> **Work to be completed**
Your task is to transcribe all of the records exactly and leave out the pictures.

> **Information provided**
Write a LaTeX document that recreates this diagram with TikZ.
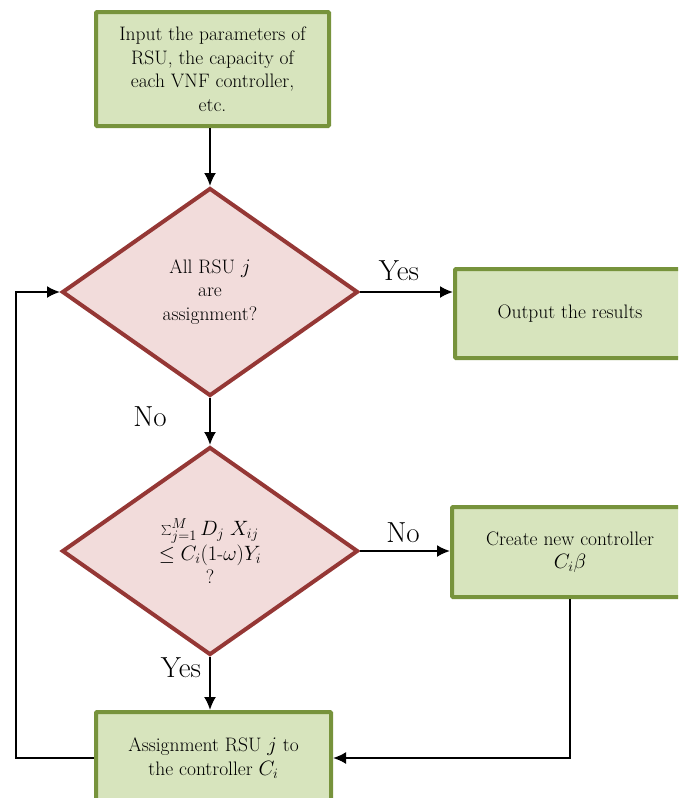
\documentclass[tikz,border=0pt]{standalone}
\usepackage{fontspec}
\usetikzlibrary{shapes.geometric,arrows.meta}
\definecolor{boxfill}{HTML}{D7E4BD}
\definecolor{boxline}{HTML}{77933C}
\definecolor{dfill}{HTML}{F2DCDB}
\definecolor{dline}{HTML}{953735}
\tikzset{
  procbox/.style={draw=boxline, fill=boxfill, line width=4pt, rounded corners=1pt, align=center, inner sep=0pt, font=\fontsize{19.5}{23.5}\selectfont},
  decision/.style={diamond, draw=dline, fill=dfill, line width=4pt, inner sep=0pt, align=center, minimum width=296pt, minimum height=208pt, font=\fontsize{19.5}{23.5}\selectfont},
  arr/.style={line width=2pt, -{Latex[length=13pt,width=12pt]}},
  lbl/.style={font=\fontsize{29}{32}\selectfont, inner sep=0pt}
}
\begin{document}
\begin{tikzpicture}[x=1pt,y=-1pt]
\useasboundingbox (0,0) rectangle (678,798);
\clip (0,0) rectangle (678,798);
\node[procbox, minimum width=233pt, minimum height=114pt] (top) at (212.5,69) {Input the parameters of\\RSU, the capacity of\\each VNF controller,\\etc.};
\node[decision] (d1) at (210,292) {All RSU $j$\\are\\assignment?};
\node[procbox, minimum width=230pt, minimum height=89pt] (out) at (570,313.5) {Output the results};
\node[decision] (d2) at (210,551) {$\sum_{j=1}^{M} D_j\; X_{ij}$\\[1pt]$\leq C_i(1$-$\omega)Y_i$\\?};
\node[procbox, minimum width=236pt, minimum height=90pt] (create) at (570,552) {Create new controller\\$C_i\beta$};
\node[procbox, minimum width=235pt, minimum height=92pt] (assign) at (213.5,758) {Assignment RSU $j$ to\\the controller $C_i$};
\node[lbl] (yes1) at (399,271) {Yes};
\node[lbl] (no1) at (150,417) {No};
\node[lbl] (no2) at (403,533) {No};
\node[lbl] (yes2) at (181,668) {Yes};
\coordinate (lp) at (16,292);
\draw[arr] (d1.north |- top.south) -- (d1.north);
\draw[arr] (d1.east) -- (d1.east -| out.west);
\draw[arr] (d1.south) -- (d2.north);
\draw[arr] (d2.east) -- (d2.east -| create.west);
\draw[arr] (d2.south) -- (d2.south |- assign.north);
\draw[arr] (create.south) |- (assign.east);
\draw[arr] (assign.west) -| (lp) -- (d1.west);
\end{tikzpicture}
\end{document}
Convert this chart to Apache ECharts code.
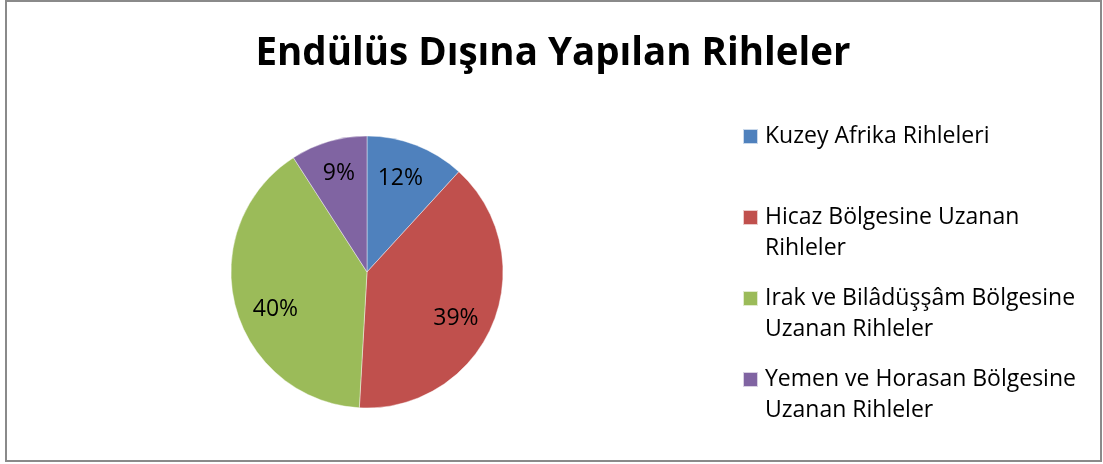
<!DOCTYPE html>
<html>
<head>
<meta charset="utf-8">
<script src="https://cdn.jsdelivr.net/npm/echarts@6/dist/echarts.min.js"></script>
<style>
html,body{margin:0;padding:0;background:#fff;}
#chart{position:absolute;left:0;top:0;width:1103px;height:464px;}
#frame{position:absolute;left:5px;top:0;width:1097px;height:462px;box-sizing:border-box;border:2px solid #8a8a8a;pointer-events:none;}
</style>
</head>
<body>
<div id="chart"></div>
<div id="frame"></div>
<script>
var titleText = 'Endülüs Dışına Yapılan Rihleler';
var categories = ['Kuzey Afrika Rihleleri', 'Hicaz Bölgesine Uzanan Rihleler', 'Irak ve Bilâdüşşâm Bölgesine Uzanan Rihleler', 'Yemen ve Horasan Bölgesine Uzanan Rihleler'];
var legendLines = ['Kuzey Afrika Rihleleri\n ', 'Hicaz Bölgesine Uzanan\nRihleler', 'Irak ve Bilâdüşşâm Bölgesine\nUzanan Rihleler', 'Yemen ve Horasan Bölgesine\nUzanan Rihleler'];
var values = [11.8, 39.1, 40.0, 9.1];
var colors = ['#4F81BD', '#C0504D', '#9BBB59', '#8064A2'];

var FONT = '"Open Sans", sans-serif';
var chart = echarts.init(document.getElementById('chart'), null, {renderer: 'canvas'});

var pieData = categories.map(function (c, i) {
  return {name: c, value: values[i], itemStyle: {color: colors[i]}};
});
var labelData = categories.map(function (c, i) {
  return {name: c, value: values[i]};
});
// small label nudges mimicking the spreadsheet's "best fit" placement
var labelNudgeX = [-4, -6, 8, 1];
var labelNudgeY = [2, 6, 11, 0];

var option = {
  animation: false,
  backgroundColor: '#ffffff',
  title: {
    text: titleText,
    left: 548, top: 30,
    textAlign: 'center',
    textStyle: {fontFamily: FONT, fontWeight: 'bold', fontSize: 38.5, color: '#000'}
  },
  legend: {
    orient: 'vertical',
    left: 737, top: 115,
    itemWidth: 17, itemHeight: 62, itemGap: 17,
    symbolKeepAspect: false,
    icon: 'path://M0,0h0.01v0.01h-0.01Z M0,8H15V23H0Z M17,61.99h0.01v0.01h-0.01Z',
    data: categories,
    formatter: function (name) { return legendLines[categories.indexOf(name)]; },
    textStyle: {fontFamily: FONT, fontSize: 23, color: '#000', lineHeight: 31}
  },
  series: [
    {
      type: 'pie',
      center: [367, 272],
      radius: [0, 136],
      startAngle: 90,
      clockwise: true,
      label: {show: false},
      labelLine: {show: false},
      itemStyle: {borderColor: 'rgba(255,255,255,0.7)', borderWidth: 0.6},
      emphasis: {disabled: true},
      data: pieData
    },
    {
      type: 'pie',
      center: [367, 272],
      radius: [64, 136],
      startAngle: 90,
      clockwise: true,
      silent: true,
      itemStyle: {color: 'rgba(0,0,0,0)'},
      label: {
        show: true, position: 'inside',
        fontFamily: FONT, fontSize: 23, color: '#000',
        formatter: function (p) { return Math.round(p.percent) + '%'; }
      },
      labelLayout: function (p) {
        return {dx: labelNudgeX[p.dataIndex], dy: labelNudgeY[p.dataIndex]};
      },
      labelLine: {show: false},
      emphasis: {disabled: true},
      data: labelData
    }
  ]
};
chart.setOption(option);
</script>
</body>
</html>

> **Solution to this exercise**
Write a LaTeX document that recreates this diagram with TikZ.
\documentclass[tikz,border=0pt]{standalone}
\usepackage{fontspec}
\usetikzlibrary{shapes.geometric,arrows.meta}
\definecolor{boxfill}{HTML}{D7E4BD}
\definecolor{boxline}{HTML}{77933C}
\definecolor{dfill}{HTML}{F2DCDB}
\definecolor{dline}{HTML}{953735}
\tikzset{
  procbox/.style={draw=boxline, fill=boxfill, line width=4pt, rounded corners=1pt, align=center, inner sep=0pt, font=\fontsize{19.5}{23.5}\selectfont},
  decision/.style={diamond, draw=dline, fill=dfill, line width=4pt, inner sep=0pt, align=center, minimum width=296pt, minimum height=208pt, font=\fontsize{19.5}{23.5}\selectfont},
  arr/.style={line width=2pt, -{Latex[length=13pt,width=12pt]}},
  lbl/.style={font=\fontsize{29}{32}\selectfont, inner sep=0pt}
}
\begin{document}
\begin{tikzpicture}[x=1pt,y=-1pt]
\useasboundingbox (0,0) rectangle (678,798);
\clip (0,0) rectangle (678,798);
\node[procbox, minimum width=233pt, minimum height=114pt] (top) at (212.5,69) {Input the parameters of\\RSU, the capacity of\\each VNF controller,\\etc.};
\node[decision] (d1) at (210,292) {All RSU $j$\\are\\assignment?};
\node[procbox, minimum width=230pt, minimum height=89pt] (out) at (570,313.5) {Output the results};
\node[decision] (d2) at (210,551) {$\sum_{j=1}^{M} D_j\; X_{ij}$\\[1pt]$\leq C_i(1$-$\omega)Y_i$\\?};
\node[procbox, minimum width=236pt, minimum height=90pt] (create) at (570,552) {Create new controller\\$C_i\beta$};
\node[procbox, minimum width=235pt, minimum height=92pt] (assign) at (213.5,758) {Assignment RSU $j$ to\\the controller $C_i$};
\node[lbl] (yes1) at (399,271) {Yes};
\node[lbl] (no1) at (150,417) {No};
\node[lbl] (no2) at (403,533) {No};
\node[lbl] (yes2) at (181,668) {Yes};
\coordinate (lp) at (16,292);
\draw[arr] (d1.north |- top.south) -- (d1.north);
\draw[arr] (d1.east) -- (d1.east -| out.west);
\draw[arr] (d1.south) -- (d2.north);
\draw[arr] (d2.east) -- (d2.east -| create.west);
\draw[arr] (d2.south) -- (d2.south |- assign.north);
\draw[arr] (create.south) |- (assign.east);
\draw[arr] (assign.west) -| (lp) -- (d1.west);
\end{tikzpicture}
\end{document}
Convert this chart to Apache ECharts code.
<!DOCTYPE html>
<html>
<head>
<meta charset="utf-8">
<script src="https://cdn.jsdelivr.net/npm/echarts@6/dist/echarts.min.js"></script>
<style>
html,body{margin:0;padding:0;background:#fff;}
#chart{position:absolute;left:0;top:0;width:1103px;height:464px;}
#frame{position:absolute;left:5px;top:0;width:1097px;height:462px;box-sizing:border-box;border:2px solid #8a8a8a;pointer-events:none;}
</style>
</head>
<body>
<div id="chart"></div>
<div id="frame"></div>
<script>
var titleText = 'Endülüs Dışına Yapılan Rihleler';
var categories = ['Kuzey Afrika Rihleleri', 'Hicaz Bölgesine Uzanan Rihleler', 'Irak ve Bilâdüşşâm Bölgesine Uzanan Rihleler', 'Yemen ve Horasan Bölgesine Uzanan Rihleler'];
var legendLines = ['Kuzey Afrika Rihleleri\n ', 'Hicaz Bölgesine Uzanan\nRihleler', 'Irak ve Bilâdüşşâm Bölgesine\nUzanan Rihleler', 'Yemen ve Horasan Bölgesine\nUzanan Rihleler'];
var values = [11.8, 39.1, 40.0, 9.1];
var colors = ['#4F81BD', '#C0504D', '#9BBB59', '#8064A2'];

var FONT = '"Open Sans", sans-serif';
var chart = echarts.init(document.getElementById('chart'), null, {renderer: 'canvas'});

var pieData = categories.map(function (c, i) {
  return {name: c, value: values[i], itemStyle: {color: colors[i]}};
});
var labelData = categories.map(function (c, i) {
  return {name: c, value: values[i]};
});
// small label nudges mimicking the spreadsheet's "best fit" placement
var labelNudgeX = [-4, -6, 8, 1];
var labelNudgeY = [2, 6, 11, 0];

var option = {
  animation: false,
  backgroundColor: '#ffffff',
  title: {
    text: titleText,
    left: 548, top: 30,
    textAlign: 'center',
    textStyle: {fontFamily: FONT, fontWeight: 'bold', fontSize: 38.5, color: '#000'}
  },
  legend: {
    orient: 'vertical',
    left: 737, top: 115,
    itemWidth: 17, itemHeight: 62, itemGap: 17,
    symbolKeepAspect: false,
    icon: 'path://M0,0h0.01v0.01h-0.01Z M0,8H15V23H0Z M17,61.99h0.01v0.01h-0.01Z',
    data: categories,
    formatter: function (name) { return legendLines[categories.indexOf(name)]; },
    textStyle: {fontFamily: FONT, fontSize: 23, color: '#000', lineHeight: 31}
  },
  series: [
    {
      type: 'pie',
      center: [367, 272],
      radius: [0, 136],
      startAngle: 90,
      clockwise: true,
      label: {show: false},
      labelLine: {show: false},
      itemStyle: {borderColor: 'rgba(255,255,255,0.7)', borderWidth: 0.6},
      emphasis: {disabled: true},
      data: pieData
    },
    {
      type: 'pie',
      center: [367, 272],
      radius: [64, 136],
      startAngle: 90,
      clockwise: true,
      silent: true,
      itemStyle: {color: 'rgba(0,0,0,0)'},
      label: {
        show: true, position: 'inside',
        fontFamily: FONT, fontSize: 23, color: '#000',
        formatter: function (p) { return Math.round(p.percent) + '%'; }
      },
      labelLayout: function (p) {
        return {dx: labelNudgeX[p.dataIndex], dy: labelNudgeY[p.dataIndex]};
      },
      labelLine: {show: false},
      emphasis: {disabled: true},
      data: labelData
    }
  ]
};
chart.setOption(option);
</script>
</body>
</html>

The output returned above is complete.